Sea salt frightens, repels and even harms the spirits, which implies it ought to affect the symbiote creature somehow. The spirits are also afraid of holy objects and cannot enter sacred ground. I'm thinking that an inability to enter homes without invitation sounds good and am going to retain that traditional vampire weakness.

In play, I've established that these vampires are not visible in mirrors and that they can appear human-like enough to require supernatural means or specialised knowledge to identify if they expend enough magical energy.**

I'd like them to possibly retain aspects of their former personalities, but to have all but impossible to control impulses from their blood spirit symbiote. That might be Uncontrollable Appetite, but would also be likely to be some of Addiction, Compulsive Carousing, Gluttony, Lecherousness, Sadism or other Disadvantages having to do with the spirit's excessive appetite for various physical pleasures.

The actual drinking of blood would indulge Euphoria and even Ecstasy, so many of them would be Addicted to doing it, even beyond what they actually needed.

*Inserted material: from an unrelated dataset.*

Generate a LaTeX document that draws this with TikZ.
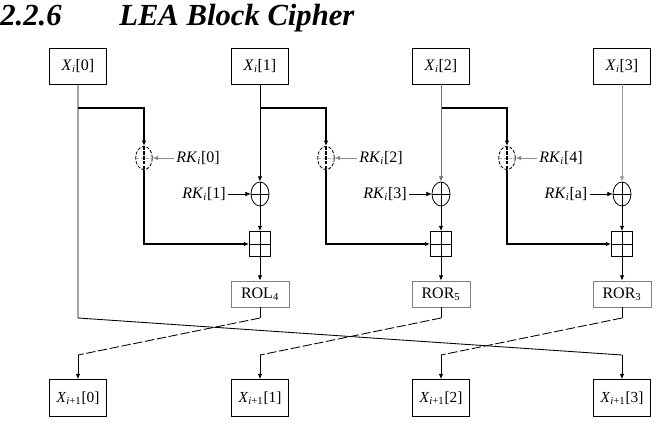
\documentclass[tikz,border=0pt]{standalone}
\usepackage{fontspec}
\setmainfont{Liberation Serif}
\usetikzlibrary{arrows.meta,shapes.geometric}
\newcommand{\Xin}[1]{\textit{X}\textsubscript{\textit{i}}[#1]}
\newcommand{\Xnext}[1]{\textit{X}\textsubscript{\textit{i}+1}[#1]}
\newcommand{\RK}[1]{\textit{RK}\textsubscript{\textit{i}}[#1]}
\tikzset{
    wordbox/.style={draw, line width=0.6pt, minimum width=42.75pt, minimum height=27pt, inner sep=0pt, font=\fontsize{12}{14}\selectfont},
    outbox/.style={wordbox, minimum height=27.75pt, font=\fontsize{11.5}{13}\selectfont},
    rotbox/.style={draw=black!50, line width=0.6pt, minimum width=43.5pt, minimum height=19.5pt, inner sep=0pt, font=\fontsize{12}{14}\selectfont},
    plussign/.style={path picture={\draw (path picture bounding box.north) -- (path picture bounding box.south) (path picture bounding box.west) -- (path picture bounding box.east);}},
    xorop/.style={ellipse, draw, line width=0.6pt, plussign, minimum width=13.5pt, minimum height=18pt, inner sep=0pt},
    keyop/.style={ellipse, draw, line width=0.6pt, dash pattern=on 2.5pt off 1.2pt, minimum width=12.5pt, minimum height=17.5pt, inner sep=0pt,
        path picture={\draw[black!30] (path picture bounding box.west) -- (path picture bounding box.east);
                      \draw[line width=0.9pt] (path picture bounding box.north) -- (path picture bounding box.south);}},
    addop/.style={rectangle, draw, line width=0.6pt, plussign, minimum width=15.75pt, minimum height=18.75pt, inner sep=0pt},
    keylabel/.style={inner sep=1.5pt, font=\fontsize{12}{14}\selectfont},
    flow/.style={-{Latex[length=4pt,width=3.5pt]}},
    branch/.style={line width=1pt},
    wire/.style={line width=0.65pt},
    swap/.style={wire, dash pattern=on 7pt off 2pt},
}
\begin{document}
\begin{tikzpicture}[x=0.75pt,y=-0.75pt]
\useasboundingbox (0,0) rectangle (665,429);

% Heading
\node[anchor=base west, inner sep=0pt, font=\fontsize{23}{26}\selectfont\bfseries\itshape] (secnum) at (0,25) {2.2.6};
\node[anchor=base west, inner sep=0pt, font=\fontsize{23}{26}\selectfont\bfseries\itshape] (sectitle) at (119,25) {LEA Block Cipher};

% Input words
\node[wordbox] (in0) at (78,66) {\Xin{0}};
\node[wordbox] (in1) at (260,66) {\Xin{1}};
\node[wordbox] (in2) at (441,66) {\Xin{2}};
\node[wordbox] (in3) at (622,66) {\Xin{3}};

% Round key XORs (dashed)
\node[keyop] (k0) at (144,158) {};
\node[keyop] (k1) at (326,158) {};
\node[keyop] (k2) at (507,158) {};
\node[keylabel] (rk0) at (198,158) {\RK{0}};
\node[keylabel] (rk2) at (381,158) {\RK{2}};
\node[keylabel] (rk4) at (561,158) {\RK{4}};

% Round key XORs
\node[xorop] (x1) at (260,194) {};
\node[xorop] (x2) at (441,194) {};
\node[xorop] (x3) at (622,194) {};
\node[keylabel] (rk1) at (204,194) {\RK{1}};
\node[keylabel] (rk3) at (385,194) {\RK{3}};
\node[keylabel] (rk5) at (566,194) {\RK{a}};

% Modular additions
\node[addop] (a1) at (260,244) {};
\node[addop] (a2) at (441,244) {};
\node[addop] (a3) at (622,244) {};

% Rotations
\node[rotbox] (r1) at (260,294) {ROL\textsubscript{4}};
\node[rotbox] (r2) at (441,294) {ROR\textsubscript{5}};
\node[rotbox] (r3) at (622,294) {ROR\textsubscript{3}};

% Output words
\node[outbox] (out0) at (78,398) {\Xnext{0}};
\node[outbox] (out1) at (260,398) {\Xnext{1}};
\node[outbox] (out2) at (441,398) {\Xnext{2}};
\node[outbox] (out3) at (622,398) {\Xnext{3}};

% Bend points
\coordinate (b0) at (78,108);
\coordinate (b1) at (260,108);
\coordinate (b2) at (441,108);
\coordinate (d0) at (78,318);
\coordinate (d1) at (260,318);
\coordinate (d2) at (441,318);
\coordinate (d3) at (622,318);
\coordinate (e0) at (78,355);
\coordinate (e1) at (260,355);
\coordinate (e2) at (441,355);
\coordinate (e3) at (622,355);

% Branches
\draw[branch, flow] (b0) -| (k0.north);
\draw[branch, flow] (k0.south) |- (a1.west);
\draw[branch, flow] (b1) -| (k1.north);
\draw[branch, flow] (k1.south) |- (a2.west);
\draw[branch, flow] (b2) -| (k2.north);
\draw[branch, flow] (k2.south) |- (a3.west);

% Keys
\draw[flow, black!45] (rk0.west) -- (k0.east);
\draw[flow, black!45] (rk2.west) -- (k1.east);
\draw[flow, black!45] (rk4.west) -- (k2.east);
\draw[flow] (rk1.east) -- (x1.west);
\draw[flow] (rk3.east) -- (x2.west);
\draw[flow] (rk5.east) -- (x3.west);

% Columns
\draw[wire, flow] (in1) -- (x1);
\draw[wire, black!55, flow] (in2) -- (x2);
\draw[wire, black!40, flow] (in3) -- (x3);
\draw[wire, flow] (x1) -- (a1);
\draw[wire, flow] (x2) -- (a2);
\draw[wire, flow] (x3) -- (a3);
\draw[wire, flow] (a1) -- (r1);
\draw[wire, flow] (a2) -- (r2);
\draw[wire, flow] (a3) -- (r3);

% Word permutation
\draw[wire] (in0) -- (d0) -- (e3);
\draw[wire, flow] (e3) -- (out3);
\draw[wire] (r1) -- (d1);
\draw[swap] (d1) -- (e0);
\draw[wire, flow] (e0) -- (out0);
\draw[wire] (r2) -- (d2);
\draw[swap] (d2) -- (e1);
\draw[wire, flow] (e1) -- (out1);
\draw[wire] (r3) -- (d3);
\draw[swap] (d3) -- (e2);
\draw[wire, flow] (e2) -- (out2);
\end{tikzpicture}
\end{document}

I'm thinking that consuming the blood of one of these ought to have some health benefits, feel amazing and, obviously, be risky for exactly the reason that you'd imagine, i.e. that introducing parts of an evil spirit into your body is not a good idea and that it was designed to get you to be subjugated to the will of the one whose blood you drank and furthermore, to make you think that drinking more was a good idea.

It's been established that it can heal HP and FP that were lost to Bleeding, on a 1:1 rate, i.e. it costs the vampire 1 HP and 1 FP to heal the same for someone who consumes her blood. Should this be Healing, in GURPS terms, an Enhancement to Leech or some other Advantage?

What other traits ought a vampire inspired by Mesopotamian myths and legends have?

What are logical consequences of an undead being that is a symbiote of the former person and an evil, semi-sentient blood-drinking spirit?

What are interesting Mental Disadvantages that might suit a hungry blood spirit, which would be the things that made such beings 'evil', to most normal people?

Yeah, drinking blood is often considered pretty nasty, but I'm thinking that they should probably not be nice as nice can be outside of that. On the other hand, I do want them to be NPCs who can sometimes be reasoned with, albeit ones who have a terrible curse and tend toward terrifying, destructive behaviour.

Does anyone know what weaknesses vampires inspired by Mesopotamian myth might have instead of garlic, stakes or decapitation?

And should they mess around with something to do with their graves or should they perhaps all be people who were not properly interrred, so that they never had a grave? I'm thinking the latter sounds better....

*Perhaps one that was cursed in life, broke some taboo or was incorrectly interred. Perhaps one that somehow attracted the attention of a spirit or made a compact with one. Or perhaps the victim of a more powerful vampire.
**That is, if they spend ER or FP that they need to use Leech to recover.